11:14 Soldier 1: CAPTAIN, WE ARE BEING BOMBARDED FROM A SHIP, THEY ARE ON THE SEA AND WE ARE ON THE LAND, WHAT WE DO? Captain: ok, let me make my math, ok, max range minus point blank divided by my mom age... Solier 2: CAPTAIN, THAT IS NOT TIM TO MAKE UR HOME WORK
"Bullet drop, I presume" Lol what? What the heck do you think he was measuring in the first place? The entire topic of THIS video is basically "bullet drop"
10:10 why only 180? Because the difference between Max and Min is 1800 paces, and 1/10 of that is the difference in length you get between each elevation marker until it reaches max Edit: you literally did the math for this 30 seconds later, its so fuckin simple lmao
2:27 I did not understand the difference in elevation from SPB to PBR. Can someone explain? The ranges double but he said there is no elevation. I'm confused!

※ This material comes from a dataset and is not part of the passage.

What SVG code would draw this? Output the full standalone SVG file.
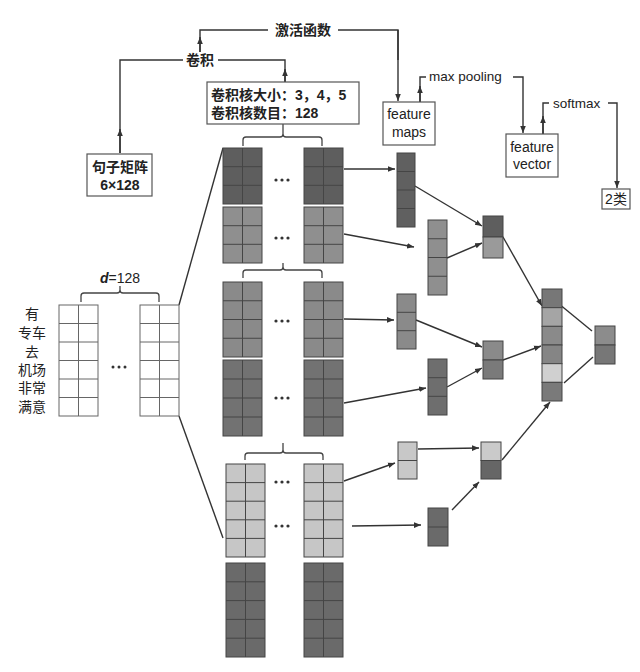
<svg xmlns="http://www.w3.org/2000/svg" width="640" height="672" viewBox="0 0 640 672">
<defs>
<marker id="ah" viewBox="0 0 10 10" refX="10" refY="5" markerWidth="7" markerHeight="7" orient="auto" markerUnits="userSpaceOnUse"><path d="M0 1L10 5L0 9z" fill="#333"/></marker>
</defs>
<style>
text{font-family:"Liberation Sans","Noto Sans CJK SC",sans-serif;fill:#222}
.lbl{font-size:14px;text-anchor:middle}
.bd{font-weight:bold}
.box{fill:#fff;stroke:#555;stroke-width:1.2}
.blk{stroke:#454545;stroke-width:1}
.grid{stroke:#454545;stroke-width:1;fill:none}
.wgrid{stroke:#666;stroke-width:1;fill:none}
.ln{stroke:#333;stroke-width:1.4;fill:none}
.arr{stroke:#333;stroke-width:1.4;fill:none;marker-end:url(#ah)}
.br{stroke:#444;stroke-width:1.3;fill:none}
.dot{fill:#333}
</style>
<rect width="640" height="672" fill="#fff"/>

<g id="connectors">
  <path class="ln" d="M200 52V30H268"/>
  <path class="arr" d="M200 52V37"/>
  <path class="ln" d="M338 30H398V60"/>
  <path class="arr" d="M398 30V101"/>
  <path class="ln" d="M120 153V60H183"/>
  <path class="arr" d="M120 153V129"/>
  <path class="ln" d="M218 60H285V82"/>
  <path class="arr" d="M285 82V69"/>
  <path class="ln" d="M420 102V77H426"/>
  <path class="arr" d="M420 102V86"/>
  <path class="arr" d="M513 77H523V133"/>
  <path class="ln" d="M543 134V103H549"/>
  <path class="arr" d="M543 134V116"/>
  <path class="arr" d="M608 103H617V188"/>
  <path class="ln" d="M179 305L223 148"/>
  <path class="ln" d="M179 416L223 538"/>
  <path class="arr" d="M344 169H395"/>
  <path class="arr" d="M344 234L414 247"/>
  <path class="arr" d="M344 319L394 320"/>
  <path class="arr" d="M344 403L426 388"/>
  <path class="arr" d="M344 481L395 463"/>
  <path class="arr" d="M352 526L421 525"/>
  <path class="arr" d="M415 186L482 226"/>
  <path class="arr" d="M447 258L482 243"/>
  <path class="arr" d="M503 237L542 306"/>
  <path class="arr" d="M416 320L482 347"/>
  <path class="arr" d="M447 387L482 368"/>
  <path class="arr" d="M503 360L541 346"/>
  <path class="arr" d="M418 449L479 448"/>
  <path class="arr" d="M452 510L479 482"/>
  <path class="arr" d="M502 460L550 402"/>
  <path class="ln" d="M553 299L592 331"/>
  <path class="ln" d="M564 383L593 357"/>
  <path class="br" d="M243 146V140Q243 137 246 137H280Q283 137 283 134V124M283 134Q283 137 286 137H319Q322 137 322 140V146"/>
  <path class="br" d="M243 278V273Q243 270 246 270H280Q283 270 283 267V263M283 267Q283 270 286 270H319Q322 270 322 273V278"/>
  <path class="br" d="M245 460V456Q245 453 248 453H280Q283 453 283 450V443M283 450Q283 453 286 453H320Q323 453 323 456V460"/>
  <path class="br" d="M81 302V296Q81 293 84 293H117Q120 293 120 290V286M120 290Q120 293 123 293H156Q159 293 159 296V302"/>
</g>

<g id="label-activation"><text class="lbl bd" x="303" y="35" font-size="15">激活函数</text></g>
<g id="label-conv"><text class="lbl bd" x="200" y="65" font-size="15">卷积</text></g>
<g id="label-maxpool"><text x="429" y="81" font-size="13.5">max pooling</text></g>
<g id="label-softmax"><text x="553" y="108" font-size="13.5">softmax</text></g>

<g id="conv-params">
  <rect class="box" x="207" y="82" width="152" height="42"/>
  <text class="bd" x="211" y="100" font-size="14">卷积核大小：3，4，5</text>
  <text class="bd" x="211" y="118" font-size="14">卷积核数目：128</text>
</g>

<g id="sentence-matrix">
  <rect class="box" x="87" y="154" width="65" height="42"/>
  <text class="lbl bd" x="120" y="172">句子矩阵</text>
  <text class="lbl bd" x="120" y="190">6×128</text>
</g>

<g id="feature-maps-box">
  <rect class="box" x="383" y="102" width="52" height="43"/>
  <text class="lbl" x="409" y="119" font-size="13">feature</text>
  <text class="lbl" x="409" y="137" font-size="13">maps</text>
</g>

<g id="feature-vector-box">
  <rect class="box" x="506" y="134" width="52" height="43"/>
  <text class="lbl" x="532" y="152" font-size="13">feature</text>
  <text class="lbl" x="532" y="169" font-size="13">vector</text>
</g>

<g id="classes-box">
  <rect class="box" x="602" y="189" width="28" height="20"/>
  <text class="lbl" x="616" y="204" font-size="13">2类</text>
</g>

<g id="words">
  <text class="lbl" x="32" y="319" font-size="13">有</text>
  <text class="lbl" x="32" y="338" font-size="13">专车</text>
  <text class="lbl" x="32" y="357" font-size="13">去</text>
  <text class="lbl" x="32" y="375" font-size="13">机场</text>
  <text class="lbl" x="32" y="393" font-size="13">非常</text>
  <text class="lbl" x="32" y="412" font-size="13">满意</text>
</g>

<g id="input-matrix">
  <text class="lbl" x="120" y="283" font-size="15"><tspan font-weight="bold" font-style="italic">d</tspan>=128</text>
  <rect x="59" y="305" width="39" height="111" fill="#fff" stroke="#666"/>
  <path class="wgrid" d="M78.5 305V416M59 323.5H98M59 342H98M59 360.5H98M59 379H98M59 397.5H98"/>
  <rect x="140" y="305" width="39" height="111" fill="#fff" stroke="#666"/>
  <path class="wgrid" d="M159.5 305V416M140 323.5H179M140 342H179M140 360.5H179M140 379H179M140 397.5H179"/>
  <circle class="dot" cx="113" cy="367" r="1.5"/><circle class="dot" cx="119" cy="367" r="1.5"/><circle class="dot" cx="125" cy="367" r="1.5"/>
</g>

<g id="filters-size3">
  <rect class="blk" x="223" y="148" width="39" height="56" fill="#5e5e5e"/>
  <path class="grid" d="M242.5 148V204M223 166.7H262M223 185.3H262"/>
  <rect class="blk" x="304" y="148" width="39" height="56" fill="#5e5e5e"/>
  <path class="grid" d="M323.5 148V204M304 166.7H343M304 185.3H343"/>
  <rect class="blk" x="223" y="207" width="39" height="56" fill="#8f8f8f"/>
  <path class="grid" d="M242.5 207V263M223 225.7H262M223 244.3H262"/>
  <rect class="blk" x="304" y="207" width="39" height="56" fill="#8f8f8f"/>
  <path class="grid" d="M323.5 207V263M304 225.7H343M304 244.3H343"/>
  <circle class="dot" cx="276" cy="180" r="1.6"/><circle class="dot" cx="282" cy="180" r="1.6"/><circle class="dot" cx="288" cy="180" r="1.6"/>
  <circle class="dot" cx="276" cy="238" r="1.6"/><circle class="dot" cx="282" cy="238" r="1.6"/><circle class="dot" cx="288" cy="238" r="1.6"/>
</g>

<g id="filters-size4">
  <rect class="blk" x="223" y="282" width="39" height="75" fill="#8a8a8a"/>
  <path class="grid" d="M242.5 282V357M223 300.75H262M223 319.5H262M223 338.25H262"/>
  <rect class="blk" x="304" y="282" width="39" height="75" fill="#8a8a8a"/>
  <path class="grid" d="M323.5 282V357M304 300.75H343M304 319.5H343M304 338.25H343"/>
  <rect class="blk" x="223" y="360" width="39" height="76" fill="#727272"/>
  <path class="grid" d="M242.5 360V436M223 379H262M223 398H262M223 417H262"/>
  <rect class="blk" x="304" y="360" width="39" height="76" fill="#727272"/>
  <path class="grid" d="M323.5 360V436M304 379H343M304 398H343M304 417H343"/>
  <circle class="dot" cx="276" cy="321" r="1.6"/><circle class="dot" cx="282" cy="321" r="1.6"/><circle class="dot" cx="288" cy="321" r="1.6"/>
  <circle class="dot" cx="276" cy="398" r="1.6"/><circle class="dot" cx="282" cy="398" r="1.6"/><circle class="dot" cx="288" cy="398" r="1.6"/>
</g>

<g id="filters-size5">
  <rect class="blk" x="226" y="464" width="39" height="93" fill="#c6c6c6"/>
  <path class="grid" d="M245.5 464V557M226 482.6H265M226 501.2H265M226 519.8H265M226 538.4H265"/>
  <rect class="blk" x="304" y="464" width="39" height="93" fill="#c6c6c6"/>
  <path class="grid" d="M323.5 464V557M304 482.6H343M304 501.2H343M304 519.8H343M304 538.4H343"/>
  <rect class="blk" x="226" y="563" width="39" height="94" fill="#6a6a6a"/>
  <path class="grid" d="M245.5 563V657M226 581.8H265M226 600.6H265M226 619.4H265M226 638.2H265"/>
  <rect class="blk" x="304" y="563" width="39" height="94" fill="#6a6a6a"/>
  <path class="grid" d="M323.5 563V657M304 581.8H343M304 600.6H343M304 619.4H343M304 638.2H343"/>
  <circle class="dot" cx="276" cy="482" r="1.6"/><circle class="dot" cx="282" cy="482" r="1.6"/><circle class="dot" cx="288" cy="482" r="1.6"/>
  <circle class="dot" cx="276" cy="526" r="1.6"/><circle class="dot" cx="282" cy="526" r="1.6"/><circle class="dot" cx="288" cy="526" r="1.6"/>
</g>

<g id="fmap1"><rect class="blk" x="397" y="153" width="18" height="74" fill="#606060"/><path class="grid" d="M397 171.5H415M397 190H415M397 208.5H415"/></g>
<g id="fmap2"><rect class="blk" x="428" y="220" width="19" height="75" fill="#8f8f8f"/><path class="grid" d="M428 238.75H447M428 257.5H447M428 276.25H447"/></g>
<g id="fmap3"><rect class="blk" x="397" y="294" width="19" height="55" fill="#8a8a8a"/><path class="grid" d="M397 312.3H416M397 330.7H416"/></g>
<g id="fmap4"><rect class="blk" x="428" y="359" width="19" height="56" fill="#6e6e6e"/><path class="grid" d="M428 377.7H447M428 396.3H447"/></g>
<g id="fmap5"><rect class="blk" x="398" y="442" width="19" height="37" fill="#c8c8c8"/><path class="grid" d="M398 460.5H417"/></g>
<g id="fmap6"><rect class="blk" x="428" y="508" width="20" height="38" fill="#6a6a6a"/><path class="grid" d="M428 527H448"/></g>

<g id="pool1"><rect class="blk" x="483" y="216" width="20" height="21" fill="#5e5e5e"/><rect class="blk" x="483" y="237" width="20" height="21" fill="#9a9a9a"/></g>
<g id="pool2"><rect class="blk" x="483" y="341" width="20" height="19" fill="#8a8a8a"/><rect class="blk" x="483" y="360" width="20" height="19" fill="#7a7a7a"/></g>
<g id="pool3"><rect class="blk" x="481" y="442" width="20" height="18.5" fill="#cacaca"/><rect class="blk" x="481" y="460.5" width="20" height="18.5" fill="#666"/></g>

<g id="final-vector">
  <rect class="blk" x="542" y="289" width="20" height="18.67" fill="#777"/>
  <rect class="blk" x="542" y="307.67" width="20" height="18.67" fill="#a5a5a5"/>
  <rect class="blk" x="542" y="326.33" width="20" height="18.67" fill="#8a8a8a"/>
  <rect class="blk" x="542" y="345" width="20" height="18.67" fill="#858585"/>
  <rect class="blk" x="542" y="363.67" width="20" height="18.67" fill="#d0d0d0"/>
  <rect class="blk" x="542" y="382.33" width="20" height="18.67" fill="#7a7a7a"/>
</g>

<g id="output">
  <rect class="blk" x="595" y="326" width="20" height="19" fill="#8c8c8c"/>
  <rect class="blk" x="595" y="345" width="20" height="19" fill="#777"/>
</g>
</svg>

A plumb on a platform rocking in the ocean? Maybe if you were on land, otherwise this would be a recipe for failure. Why not just put a pointer on the axle mount of the cannon, that rotates with the canon, and draw an angle diagram on the carriage. Or would that have been too sensible for the age?
Sorry bud, but there is no period after leaving the barrel during which a projectile does not lose speed due to friction, or height due to gravity. "Point blank" is the distance over which those losses are irrelevant. You got your first statement of "fact" wrong. Not sure how much we should trust any subsequent statement of "fact".
While I was playing dredge, I noticed their are a lot of mentions of pirates, even mention of a " pirate war" so I would like to know, in your opinion, how well could a ship defend itself against various sea monsters, giant cephalopods, monsterus fish, giant enemy crabs, mega birds and so on.
First illustration of dispart is incorrect (difference in diameters). Subsequent illustrations are correct (difference in radii). Illustration of range/elevation is correct (non-linear). Explanation of range/elevation beginning at 10:40 is incorrect (linear).
1:45 arrrgh not entirely as it sorta rises up at first, it's the distance at which the projectile crosses the imaginary extension of the bore axis (and then starts falling as you've shown) The straight->starts dropping off model is an oversimplification used by military instructors so that any imbecile can get it xD
Imagine having to do all this math in your head and having to account for all the environmental factors while at the same time having to command a gunnery crew to precisely aim the cannon on a loud, crowded gunnery deck while the other ship is firing at you too... it should stand without reason that the gunnery officers should get a larger share than the other crewmen.